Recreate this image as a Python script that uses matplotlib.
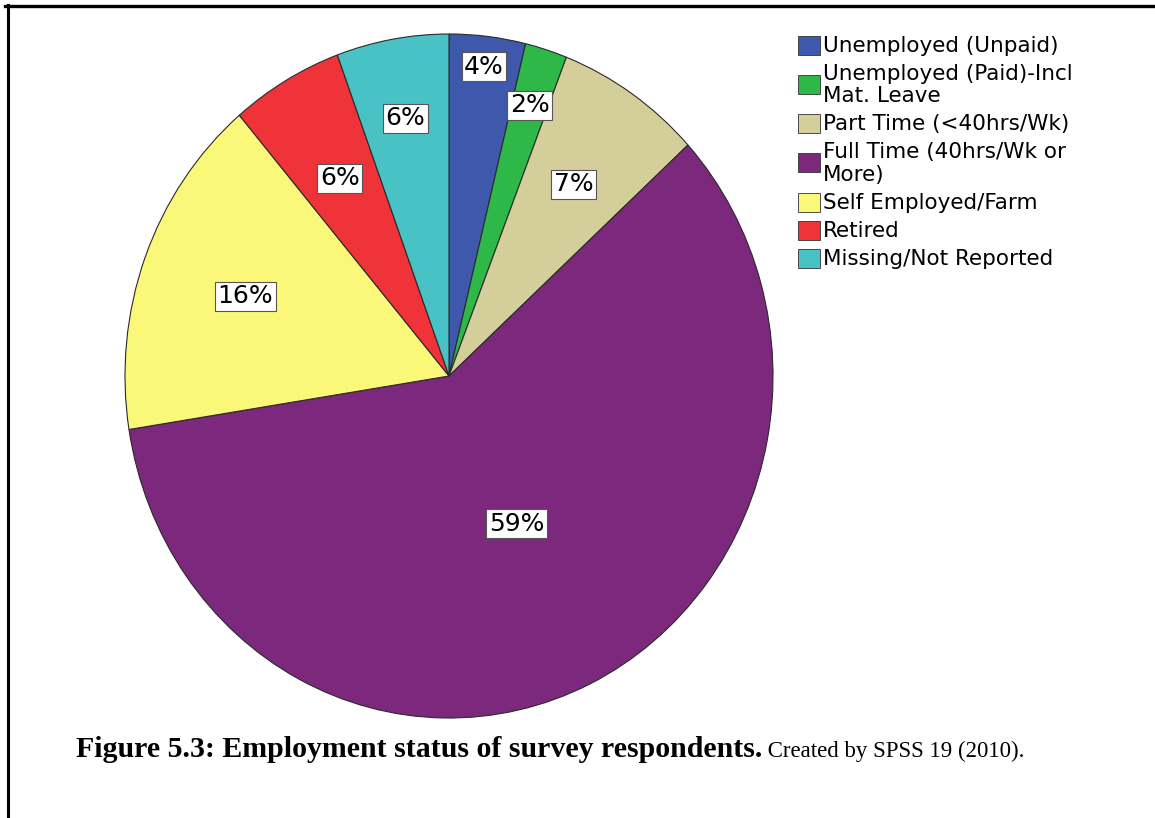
import numpy as np
import matplotlib.pyplot as plt
from matplotlib.patches import Rectangle
from matplotlib.lines import Line2D

# Employment status of respondents (% of sample)
categories = ['Unemployed (Unpaid)', 'Unemployed (Paid)-Incl\nMat. Leave',
              'Part Time (<40hrs/Wk)', 'Full Time (40hrs/Wk or\nMore)',
              'Self Employed/Farm', 'Retired', 'Missing/Not Reported']
shares = [3.8, 2.1, 7.3, 59.3, 16.3, 5.6, 5.6]
colors = ['#3e58ac', '#2eb848', '#d4ce9a', '#7b287d', '#fbf879', '#ef3338', '#48c2c5']

# radial position of each percentage box (fraction of the radius)
label_r = [0.91, 0.83, 0.68, 0.48, 0.67, 0.67, 0.765]

W, H = 1155, 818
fig = plt.figure(figsize=(W / 100, H / 100), dpi=100)

# pie, slightly taller than wide
ax = fig.add_axes([125 / W, 1 - 718 / H, 648 / W, 684 / H])
wedges, _ = ax.pie(shares, colors=colors, startangle=90, counterclock=False,
                   wedgeprops=dict(edgecolor='#2a2a2a', linewidth=0.8))
ax.set_aspect('auto')
ax.set_xlim(-1, 1)
ax.set_ylim(-1, 1)
ax.axis('off')
for w in wedges:
    w.set_clip_on(False)

for w, s, r in zip(wedges, shares, label_r):
    ang = np.deg2rad((w.theta1 + w.theta2) / 2)
    ax.text(r * np.cos(ang), r * np.sin(ang), f'{s:.0f}%', ha='center', va='center',
            fontsize=18, bbox=dict(boxstyle='square,pad=0.1', fc='white',
                                   ec='#555555', lw=0.8))

# legend drawn by hand: swatch centred on its (possibly two-line) label
y = 44
for i, (lab, c) in enumerate(zip(categories, colors)):
    if i:
        y += 28
    centers = []
    for j, line in enumerate(lab.split('\n')):
        if j:
            y += 22.5
        centers.append(y)
        fig.text(823 / W, 1 - (y + 7.8) / H, line, fontsize=15.5,
                 ha='left', va='baseline')
    mid = np.mean(centers) + 1
    fig.add_artist(Rectangle((798 / W, 1 - (mid + 9.5) / H), 22 / W, 19 / H,
                             fc=c, ec='#333333', lw=0.6, transform=fig.transFigure))

# page rules (top and left)
fig.add_artist(Line2D([5 / W, 1], [1 - 6 / H, 1 - 6 / H], color='black', lw=2.4))
fig.add_artist(Line2D([7.5 / W, 7.5 / W], [1 - 5 / H, 0], color='black', lw=2.2))

# caption
cap = fig.text(76 / W, 1 - 757 / H, 'Figure 5.3: Employment status of survey respondents.',
               family='Liberation Serif', weight='bold', fontsize=21.5, va='baseline')
fig.canvas.draw()
bb = cap.get_window_extent()
fig.text(bb.x1 / W, 1 - 757 / H, ' Created by SPSS 19 (2010).',
         family='Liberation Serif', fontsize=16.5, va='baseline')

fig.savefig('out.png', dpi=100)
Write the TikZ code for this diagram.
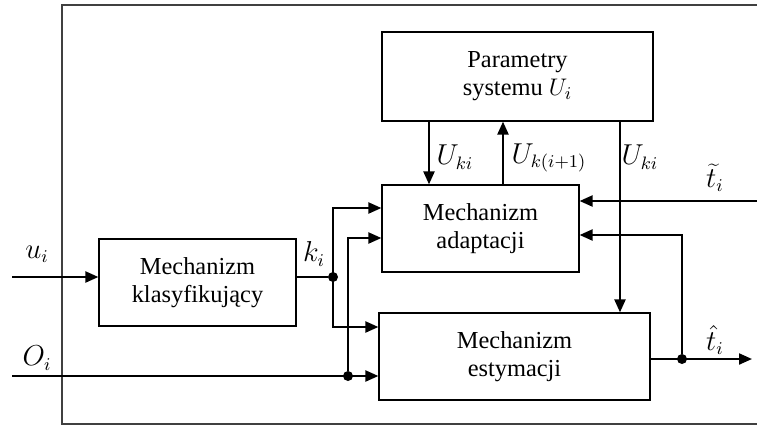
\documentclass[tikz,border=0pt]{standalone}
\usepackage{fontspec}
\setmainfont{Liberation Serif}
\usetikzlibrary{arrows.meta}
\begin{document}
\begin{tikzpicture}[x=0.5pt,y=-0.5pt,
  blk/.style={draw, line width=0.6pt, inner sep=0pt, align=center,
    font=\fontsize{12.2}{14}\selectfont},
  arr/.style={line width=1.1pt, -{Triangle[length=6.5pt,width=5.5pt]}},
  ln/.style={line width=1.1pt},
  thin/.style={line width=0.6pt},
  dot/.style={circle, fill, inner sep=0pt, minimum size=5pt},
  lab/.style={font=\fontsize{13.5}{15}\selectfont, inner sep=0pt}]
\useasboundingbox (0,0) rectangle (757,425);
% outer frame
\coordinate (f1) at (757,5);
\coordinate (f2) at (62,5);
\coordinate (f3) at (62,424);
\coordinate (f4) at (757,424);
\draw[line width=0.7pt, black!75] (f1) -- (f2) -- (f3) -- (f4);
% blocks
\node[blk, minimum width=98.5pt, minimum height=43.5pt] (klas) at (197.5,282.5) {Mechanizm\\klasyfikujący};
\node[blk, minimum width=135.5pt, minimum height=44.5pt] (par) at (517.5,76.5) {Parametry\\systemu $U_i$};
\node[blk, minimum width=98.5pt, minimum height=43.5pt] (adapt) at (480.5,228.5) {Mechanizm\\adaptacji};
\node[blk, minimum width=135.5pt, minimum height=43.5pt] (est) at (514.5,356.5) {Mechanizm\\estymacji};
% input u_i
\coordinate (uin) at (12,277);
\draw[arr] (uin) -- (klas.west |- uin);
\node[lab] (ul) at (37,254) {$u_i$};
% k_i
\node[dot] (dk) at (333,277) {};
\draw[thin] (klas.east |- dk) -- (dk);
\node[lab] (kl) at (314,254) {$k_i$};
\coordinate (k1) at (333,208);
\coordinate (k2) at (333,327);
\draw[arr] (k2) -- (k1) -- (adapt.west |- k1);
\draw[arr] (k1) -- (k2) -- (est.west |- k2);
% O_i
\coordinate (oin) at (12,376);
\node[dot] (dO) at (348,376) {};
\draw[arr] (oin) -- (est.west |- oin);
\node[lab] (Ol) at (37,358) {$O_i$};
\coordinate (o1) at (348,238);
\draw[arr] (dO) -- (o1) -- (adapt.west |- o1);
% Parametry <-> adaptacja
\coordinate (p1) at (429,121);
\draw[arr] (p1) -- (p1 |- adapt.north);
\node[lab] (U1) at (455,157) {$U_{ki}$};
\coordinate (p2) at (503,185);
\draw[arr] (p2) -- (p2 |- par.south);
\node[lab] (U2) at (549,158) {$U_{k(i+1)}$};
\coordinate (p3) at (620,121);
\draw[arr] (p3) -- (p3 |- est.north);
\node[lab] (U3) at (640,157) {$U_{ki}$};
% t tilde input
\coordinate (tin) at (757,201);
\draw[arr] (tin) -- (adapt.east |- tin);
\node[lab] (tt) at (715,178) {$\widetilde{t}_i$};
% output t hat
\coordinate (tout) at (752,359);
\node[dot] (dt) at (682,359) {};
\draw[arr] (est.east |- tout) -- (tout);
\node[lab] (th) at (715,340) {$\hat{t}_i$};
\coordinate (t1) at (682,235);
\draw[arr] (dt) -- (t1) -- (adapt.east |- t1);
\end{tikzpicture}
\end{document}
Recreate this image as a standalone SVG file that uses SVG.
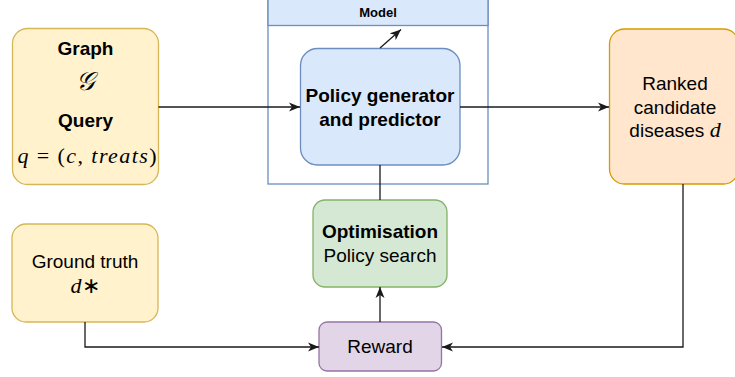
<svg xmlns="http://www.w3.org/2000/svg" width="735" height="377" viewBox="0 0 735 377">
  <style>
    .lbl { font-family: "Liberation Sans", Arial, sans-serif; font-size: 19px; fill: #000; text-anchor: middle; }
    .b { font-weight: bold; }
    .math { font-family: "Liberation Serif", "Times New Roman", serif; font-size: 22px; fill: #000; text-anchor: middle; }
    .it { font-style: italic; }
    .edge { fill: none; stroke: #1a1a1a; stroke-width: 1.3; }
    .yellow { fill: #fff2cc; stroke: #d6b656; stroke-width: 1.3; }
    .blue { fill: #dae8fc; stroke: #6c8ebf; stroke-width: 1.3; }
    .orange { fill: #ffe6cc; stroke: #d79b00; stroke-width: 1.3; }
    .green { fill: #d5e8d4; stroke: #82b366; stroke-width: 1.3; }
    .purple { fill: #e1d5e7; stroke: #9673a6; stroke-width: 1.3; }
    .frame { fill: #ffffff; stroke: #6c8ebf; stroke-width: 1.3; }
  </style>
  <defs>
    <marker id="arrow" markerUnits="userSpaceOnUse" markerWidth="12" markerHeight="10" refX="11" refY="5" orient="auto">
      <path d="M0,0.5 L11,5 L0,9.5 L3,5 Z" fill="#1a1a1a"/>
    </marker>
  </defs>

  <!-- Model container with header band -->
  <g id="model">
    <rect class="frame" x="268" y="-10" width="220" height="194"/>
    <rect class="blue" x="268" y="-10" width="220" height="35.5"/>
    <text class="lbl b" x="378" y="17" style="font-size:13px">Model</text>
  </g>

  <g id="graph-query">
    <rect class="yellow" x="12.5" y="28.5" width="146" height="156" rx="15"/>
    <text class="lbl b" x="85.5" y="55">Graph</text>
    <text class="math it" x="85.5" y="90" style="font-size:26px">𝒢</text>
    <text class="lbl b" x="85.5" y="127">Query</text>
    <text class="math" x="87" y="163" textLength="139" lengthAdjust="spacing"><tspan class="it">q</tspan> = (<tspan class="it">c</tspan>,<tspan class="it"> treats</tspan>)</text>
  </g>

  <g id="policy">
    <rect class="blue" x="300.5" y="48.5" width="159.5" height="116.5" rx="17"/>
    <text class="lbl b" x="380" y="102">Policy generator</text>
    <text class="lbl b" x="380" y="126">and predictor</text>
  </g>

  <g id="ranked">
    <rect class="orange" x="609.5" y="29" width="129" height="155" rx="15"/>
    <text class="lbl" x="675" y="90">Ranked</text>
    <text class="lbl" x="675" y="114">candidate</text>
    <text class="lbl" x="675" y="137">diseases <tspan class="math it" style="font-size:22px">d</tspan></text>
  </g>

  <g id="ground-truth">
    <rect class="yellow" x="12" y="224" width="146" height="98" rx="14"/>
    <text class="lbl" x="85" y="268">Ground truth</text>
    <text class="math" x="85" y="293"><tspan class="it">d</tspan>∗</text>
  </g>

  <g id="optimisation">
    <rect class="green" x="313" y="200" width="134" height="87" rx="12"/>
    <text class="lbl b" x="380" y="238">Optimisation</text>
    <text class="lbl" x="380" y="262">Policy search</text>
  </g>

  <g id="reward">
    <rect class="purple" x="319" y="322" width="122.5" height="49" rx="8"/>
    <text class="lbl" x="380" y="353">Reward</text>
  </g>

  <g id="connectors">
    <path class="edge" d="M158.5,107 H300" marker-end="url(#arrow)"/>
    <path class="edge" d="M460,107 H609" marker-end="url(#arrow)"/>
    <path class="edge" d="M380,165 V200"/>
    <path class="edge" d="M380,48 L401,29.5" marker-end="url(#arrow)"/>
    <path class="edge" d="M380,322 V287" marker-end="url(#arrow)"/>
    <path class="edge" d="M85,322 V347 H319" marker-end="url(#arrow)"/>
    <path class="edge" d="M683,184 V347 H442" marker-end="url(#arrow)"/>
  </g>
</svg>
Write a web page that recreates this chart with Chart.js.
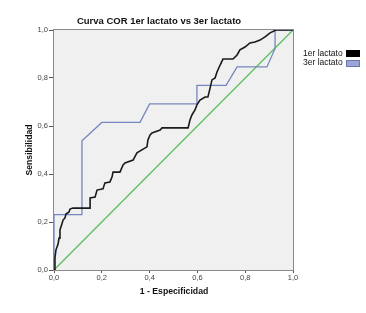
<!DOCTYPE html>
<html>
<head>
<meta charset="utf-8">
<script src="https://cdn.jsdelivr.net/npm/chart.js@4.4.1/dist/chart.umd.min.js"></script>
<style>
  body { margin: 0; background: #fff; }
  canvas { display: block; }
</style>
</head>
<body>
<canvas id="myChart" width="366" height="313"></canvas>
<script>
// curva 1er lactato (1 - especificidad, sensibilidad)
const lact1X = [0, 0.004, 0.008, 0.017, 0.021, 0.025, 0.033, 0.038, 0.046, 0.05, 0.063, 0.067, 0.079, 0.151, 0.151, 0.172, 0.18, 0.205, 0.213, 0.234, 0.243, 0.247, 0.276, 0.289, 0.297, 0.331, 0.347, 0.389, 0.393, 0.402, 0.41, 0.444, 0.452, 0.561, 0.569, 0.577, 0.59, 0.598, 0.611, 0.632, 0.644, 0.653, 0.661, 0.674, 0.682, 0.695, 0.707, 0.749, 0.766, 0.778, 0.799, 0.82, 0.841, 0.862, 0.883, 0.904, 0.929, 1];
const lact1Y = [0, 0.05, 0.083, 0.108, 0.133, 0.167, 0.192, 0.208, 0.217, 0.233, 0.242, 0.254, 0.258, 0.258, 0.3, 0.304, 0.333, 0.338, 0.363, 0.367, 0.388, 0.408, 0.408, 0.438, 0.446, 0.458, 0.488, 0.513, 0.542, 0.563, 0.571, 0.583, 0.592, 0.592, 0.625, 0.646, 0.667, 0.688, 0.708, 0.721, 0.721, 0.758, 0.792, 0.8, 0.825, 0.854, 0.879, 0.879, 0.896, 0.917, 0.929, 0.946, 0.95, 0.958, 0.971, 0.988, 1, 1];

// curva 3er lactato
const lact3X = [0, 0, 0.117, 0.117, 0.2, 0.36, 0.4, 0.598, 0.598, 0.72, 0.766, 0.891, 0.925, 0.925, 1];
const lact3Y = [0, 0.231, 0.231, 0.538, 0.615, 0.615, 0.692, 0.692, 0.769, 0.769, 0.846, 0.846, 0.923, 1, 1];

// linea de referencia
const refX = [0, 1];
const refY = [0, 1];

const tickVals = [0, 0.2, 0.4, 0.6, 0.8, 1.0];
const seriesNames = ["1er lactato", "3er lactato"];

const FONT = "'Liberation Sans', Arial, sans-serif";

function toPts(xs, ys) {
    return xs.map((x, i) => ({ x: x, y: ys[i] }));
}

const frame = {
    id: 'frame',
    beforeDatasetsDraw(chart) {
        const a = chart.chartArea;
        const ctx = chart.ctx;
        ctx.save();
        ctx.fillStyle = '#f0f0f0';
        ctx.fillRect(a.left, a.top, a.right - a.left, a.bottom - a.top);
        ctx.strokeStyle = '#8a8a8a';
        ctx.lineWidth = 1;
        ctx.strokeRect(a.left - 0.5, a.top - 0.5, a.right - a.left + 1, a.bottom - a.top + 1);
        ctx.restore();
    },
    afterDraw(chart) {
        const ctx = chart.ctx;
        ctx.save();
        ctx.fillStyle = '#111';
        ctx.textAlign = 'center';
        ctx.textBaseline = 'middle';
        ctx.font = 'bold 9.5px ' + FONT;
        ctx.fillText('Curva COR 1er lactato vs 3er lactato', 159, 21);
        ctx.font = 'bold 8.7px ' + FONT;
        ctx.fillText('1 - Especificidad', 174, 292);
        ctx.translate(30, 150);
        ctx.rotate(-Math.PI / 2);
        ctx.fillText('Sensibilidad', 0, 0);
        ctx.restore();

        // leyenda
        ctx.save();
        ctx.font = '8.5px ' + FONT;
        ctx.textAlign = 'left';
        ctx.textBaseline = 'middle';
        ctx.fillStyle = '#111';
        ctx.fillText(seriesNames[0], 303, 54);
        ctx.fillText(seriesNames[1], 303, 63);
        ctx.fillStyle = '#000';
        ctx.fillRect(346, 50, 14, 7);
        ctx.fillStyle = '#9aa6d6';
        ctx.fillRect(346, 60, 14, 7);
        ctx.strokeStyle = '#6a78b0';
        ctx.strokeRect(346.5, 60.5, 13, 6);
        ctx.restore();
    }
};

const data = {
    datasets: [{
        label: 'Referencia',
        data: toPts(refX, refY),
        borderColor: '#5dbf5d',
        borderWidth: 1.3,
        pointRadius: 0,
        showLine: true,
        order: 3
    }, {
        label: seriesNames[1],
        data: toPts(lact3X, lact3Y),
        borderColor: '#7686c0',
        borderWidth: 1.3,
        pointRadius: 0,
        showLine: true,
        order: 2
    }, {
        label: seriesNames[0],
        data: toPts(lact1X, lact1Y),
        borderColor: '#1a1a1a',
        borderWidth: 1.6,
        pointRadius: 0,
        showLine: true,
        order: 1
    }]
};

const tickFmt = v => v.toFixed(1).replace('.', ',');

const config = {
    type: 'scatter',
    data: data,
    options: {
        responsive: false,
        animation: false,
        layout: { padding: { left: 0, top: 30, right: 73, bottom: 0 } },
        plugins: {
            legend: { display: false },
            title: { display: false },
            tooltip: { enabled: false }
        },
        scales: {
            x: {
                type: 'linear',
                min: 0,
                max: 1,
                afterFit: s => { s.height = 43; },
                afterBuildTicks: s => { s.ticks = tickVals.map(v => ({ value: v })); },
                border: { display: false },
                grid: { drawOnChartArea: false, tickLength: 3, color: '#555' },
                ticks: { callback: tickFmt, padding: 0, color: '#444', maxRotation: 0, font: { family: FONT, size: 7.5 } }
            },
            y: {
                type: 'linear',
                min: 0,
                max: 1,
                afterFit: s => { s.width = 54; },
                afterBuildTicks: s => { s.ticks = tickVals.map(v => ({ value: v })); },
                border: { display: false },
                grid: { drawOnChartArea: false, tickLength: 5, color: '#555' },
                ticks: { callback: tickFmt, padding: 1, color: '#444', font: { family: FONT, size: 7.5 } }
            }
        }
    },
    plugins: [frame]
};

const myChart = new Chart(document.getElementById('myChart'), config);
</script>
</body>
</html>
++++
Every line that holds the string "image" should be returned.

**RESULT OF THE EXERCISE:**
Recreate this image as a Python script that uses matplotlib.
Recreate this image as a standalone SVG file that uses SVG.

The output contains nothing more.